MNIST Classification Results
Test Accuracy
On the standard (unrotated) test set:
| Model | Test Accuracy |
|---|---|
| CapsNet | 98.34% |
| Simple CNN | 96.31% |
CapsNet leads by 2.03 percentage points on standard data. The gap widens under rotation.
Reconstruction Quality
The decoder takes the 16D capsule vector of the predicted class and reconstructs the original $28 \times 28$ image. It acts as a regularizer during training and confirms that the capsule representation carries meaningful structure.
Reconstructed digits are clearly recognizable -- shape, stroke width, and slant are preserved. Fine details (sharp edges, thin strokes) get slightly smoothed, which is expected from a 16D bottleneck.
Test-set reconstruction MSE was about 0.052 (per-pixel error ~0.23 on $[0,1]$ scale). For comparison, an all-zeros reconstruction gives MSE ~0.13 on MNIST, so the decoder captures most of the image structure.
Rotation Robustness
Neither model saw any rotated images during training.
| Rotation | CapsNet | Simple CNN | CapsNet Advantage |
|---|---|---|---|
| $0^\circ$ (baseline) | 98.34% | 96.31% | +2.03% |
| $15^\circ$ | 96.21% | 90.81% | +5.40% |
| $30^\circ$ | 83.64% | 69.09% | +14.55% |
| $45^\circ$ | 58.17% | 37.04% | +21.13% |
Analysis
The CapsNet advantage grows monotonically with rotation angle. At $0^\circ$: +2.03%. At $45^\circ$: +21.13 percentage points.
Degradation over the full $45^\circ$ range:
- CapsNet: 98.34% $\to$ 58.17% = 40.17 points lost.
- Simple CNN: 96.31% $\to$ 37.04% = 59.27 points lost.
The CNN loses 47% more accuracy than the CapsNet under the same perturbation.
Why? Capsule vectors encode pose in their orientation. When an input digit rotates:
- Primary capsule vectors change orientation to represent the new pose.
- Routing still finds agreement -- rotated parts still agree on a rotated whole.
- The digit capsule vector rotates correspondingly, but its length (classification confidence) stays relatively stable.
The CNN's max-pooled features handle small translations, but rotations shift features across spatial locations in ways pooling can't absorb.
The Cost of Capsules
| Metric | CapsNet | Simple CNN |
|---|---|---|
| Parameters | 8,141,840 | 421,642 |
| Parameter ratio | $19.3\times$ | $1\times$ |
| Training time (per epoch) | ~30s | ~0.7s |
| Time ratio | ~$43\times$ | $1\times$ |
CapsNets are ~$20\times$ larger and ~$43\times$ slower. The bottleneck is iterative routing -- three full passes through 1,152 capsules on every forward call.
Discussion
What Works
- Equivariant representations: Capsule vectors encode pose information that scalar activations can't.

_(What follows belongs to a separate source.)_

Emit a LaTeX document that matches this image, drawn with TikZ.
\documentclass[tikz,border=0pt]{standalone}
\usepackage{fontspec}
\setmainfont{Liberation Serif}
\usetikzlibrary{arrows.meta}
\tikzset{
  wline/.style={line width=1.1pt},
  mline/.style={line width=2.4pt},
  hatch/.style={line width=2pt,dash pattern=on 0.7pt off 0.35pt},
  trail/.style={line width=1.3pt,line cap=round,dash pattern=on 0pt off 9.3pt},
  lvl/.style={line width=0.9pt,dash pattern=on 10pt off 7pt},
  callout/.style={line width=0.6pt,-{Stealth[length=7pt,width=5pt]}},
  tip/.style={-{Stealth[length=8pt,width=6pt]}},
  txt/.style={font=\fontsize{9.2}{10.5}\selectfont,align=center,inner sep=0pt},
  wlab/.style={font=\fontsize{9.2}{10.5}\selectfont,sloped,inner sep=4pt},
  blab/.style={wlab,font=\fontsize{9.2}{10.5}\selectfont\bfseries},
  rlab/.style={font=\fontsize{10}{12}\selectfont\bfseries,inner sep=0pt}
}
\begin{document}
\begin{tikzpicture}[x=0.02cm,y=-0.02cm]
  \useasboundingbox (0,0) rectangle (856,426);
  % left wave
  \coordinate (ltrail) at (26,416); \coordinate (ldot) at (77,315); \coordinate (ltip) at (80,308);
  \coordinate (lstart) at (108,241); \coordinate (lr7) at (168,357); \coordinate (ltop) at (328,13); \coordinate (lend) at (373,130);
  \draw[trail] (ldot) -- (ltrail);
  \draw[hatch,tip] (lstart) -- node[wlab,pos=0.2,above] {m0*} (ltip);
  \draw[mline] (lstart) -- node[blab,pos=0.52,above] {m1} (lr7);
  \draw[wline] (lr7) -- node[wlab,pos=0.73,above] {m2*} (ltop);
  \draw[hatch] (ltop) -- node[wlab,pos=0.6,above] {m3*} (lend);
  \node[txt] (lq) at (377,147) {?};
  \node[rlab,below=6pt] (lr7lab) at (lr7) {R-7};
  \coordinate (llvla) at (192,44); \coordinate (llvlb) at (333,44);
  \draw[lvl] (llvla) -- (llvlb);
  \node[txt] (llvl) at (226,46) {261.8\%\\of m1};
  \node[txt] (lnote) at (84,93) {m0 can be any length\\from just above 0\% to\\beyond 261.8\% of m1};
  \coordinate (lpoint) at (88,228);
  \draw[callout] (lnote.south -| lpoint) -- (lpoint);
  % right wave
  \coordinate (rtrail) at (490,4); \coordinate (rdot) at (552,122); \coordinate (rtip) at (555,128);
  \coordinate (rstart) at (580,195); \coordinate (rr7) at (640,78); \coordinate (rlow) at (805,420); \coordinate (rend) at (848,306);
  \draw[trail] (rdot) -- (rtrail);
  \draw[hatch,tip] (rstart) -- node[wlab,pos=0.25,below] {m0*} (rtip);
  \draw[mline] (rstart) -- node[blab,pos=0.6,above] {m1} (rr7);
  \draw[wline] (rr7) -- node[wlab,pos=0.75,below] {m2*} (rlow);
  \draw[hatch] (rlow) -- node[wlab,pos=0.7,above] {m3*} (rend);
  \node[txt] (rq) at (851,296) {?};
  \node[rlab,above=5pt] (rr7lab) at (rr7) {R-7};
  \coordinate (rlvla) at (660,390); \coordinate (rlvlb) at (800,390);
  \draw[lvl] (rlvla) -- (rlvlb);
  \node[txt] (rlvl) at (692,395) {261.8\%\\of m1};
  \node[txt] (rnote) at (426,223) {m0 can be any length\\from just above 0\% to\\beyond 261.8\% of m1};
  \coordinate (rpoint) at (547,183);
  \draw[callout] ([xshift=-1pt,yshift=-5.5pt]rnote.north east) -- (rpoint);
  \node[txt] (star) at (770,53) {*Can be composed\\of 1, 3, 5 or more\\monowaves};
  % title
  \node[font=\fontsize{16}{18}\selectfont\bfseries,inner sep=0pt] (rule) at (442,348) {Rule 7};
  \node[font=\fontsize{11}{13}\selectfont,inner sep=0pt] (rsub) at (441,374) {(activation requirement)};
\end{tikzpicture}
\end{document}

- Part-whole reasoning: Routing is a soft attention mechanism where parts vote on wholes.
- Reconstruction regularization: Forcing reconstruction keeps the representation information-rich, not just discriminative.
What Doesn't (Yet)
- Scalability: Routing scales quadratically with capsule count. CapsNets haven't reached ImageNet scale.
- Compute cost: Iterative routing makes forward and backward passes expensive.
- Training stability: Routing is sensitive to initialization and hyperparameters.
- Standard benchmarks: On unrotated data, the advantage over well-tuned CNNs is modest.
Conclusion
Across this three-part series:
- Part 1 covered the math -- pooling's information loss, capsule vectors for equivariant pose encoding, routing by agreement.
- Part 2 implemented the full CapsNet in PyTorch -- squashing, primary capsules, digit capsules with routing, margin loss, decoder.
- Part 3 showed the results -- 98.34% on MNIST, recognizable 16D reconstructions, and a rotation robustness advantage that reaches +21.13 points at $45^\circ$.
CapsNets aren't the dominant paradigm today. But the core idea -- that neural representations should encode how something appears, not just that it appears -- remains worth understanding.